Ministry of Justice Seeking Comments on the Presumption of Advancement and Property Division Under the Family Law Act

The British Columbia Ministry of Justice has published a Discussion Paper: The Presumption of Advancement and Property division under the Family Law Act, and is seeking comments until September 30, 2016.

The issues relate to the question of whether the presumption that when a married spouse transfers property to the other spouse the spouse making the transfer intends to make a gift should apply to make property that would otherwise have been excluded from the property that is divided on a marriage breakdown included property. I wrote about the decision in V.J.F. v S.K.W., 2016 BCCA 186 in my post “What Happens to Funds Inherited by a Spouse on the Breakdown of the Marriage.” In the V.J.F. case, the husband had inherited $2 million which he used to purchase real estate in his wife’s name. The trial judge had found that the husband had failed to rebut the presumption of advancement and that the real property was a gift to the wife.

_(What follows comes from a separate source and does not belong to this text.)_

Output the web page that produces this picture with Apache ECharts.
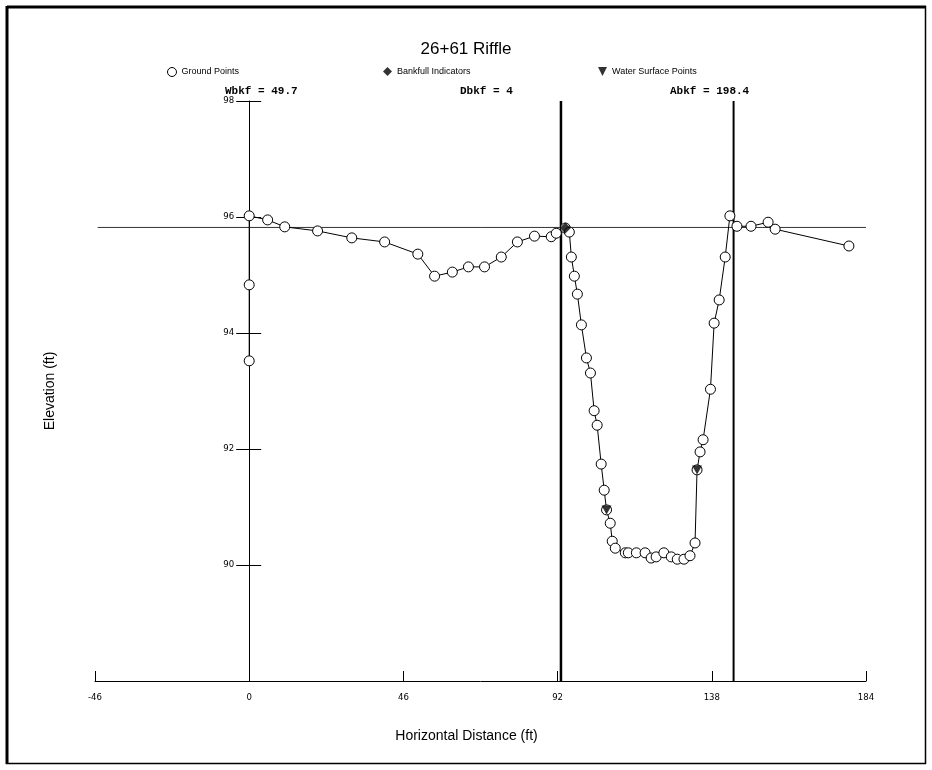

The court divided the land equally between the spouses. Had the husband bought the land using the inherited funds in his own name, the land would have been excluded from the division of property because it was an inheritance.

The Ministry of Justice poses the following questions in the Discussion Paper:
1. Is it more consistent with fairness between spouses for the FLA to provide that gifts of excluded property between spouses transfer beneficial ownership or to allow excluded property to always retain its excluded status? Consider the example of RRSP’s or other investments purchased with the excluded property of one spouse and registered in the name of the other spouse? Should the value of the excluded property be returned to the transferor spouse or treated as family property under Part 5 of the FLA? 
2. The BCCA decision in VJF suggests that a spouse who wants to rebut the presumption of advancement can enter into an agreement that sets out that property exchanged between them is not a gift. Is this a practical way for spouses to address the issue? 
3. Should consideration be given to amending the legislation to explicitly abolish the presumption of advancement for the purposes of Part 5 of the FLA entirely? Or, should consideration be given to adopting the approach used in other provinces? 
4. If the presumption is not abolished for purposes of Part 5 of the FLA, should the FLA be clarified to ensure that the presumption also applies to those non-married spouses to whom Part 5 of the FLA applies?
5. The BCCA decision in VJF alludes to the usefulness of the presumption of advancement to ensure fairness between spouses. If the presumption of advancement continues to apply to matters under Part 5 of the FLA, does section 95 of the FLA provide sufficient flexibility to allow a Court to address any alleged unfairness caused by excluded property being converted to family property?
6. The BCCA decision in VJF alludes to the usefulness of the presumption of advancement to ensure fairness between spouses. If the presumption of advancement continues to apply to matters under Part 5 of the FLA, does section 95 of the FLA provide sufficient flexibility to allow a Court to address any alleged unfairness caused by excluded property being converted to family property? 
7. If the presumption of advancement is specifically abolished regarding matters under Part 5 of the FLA, does section 96 of the FLA provide sufficient flexibility to allow a Court to address any alleged unfairness that results from the tracing of excluded property? 
8. Are there other “rights under equity or any other law” that may interact with Part 5 of the FLA which require examination?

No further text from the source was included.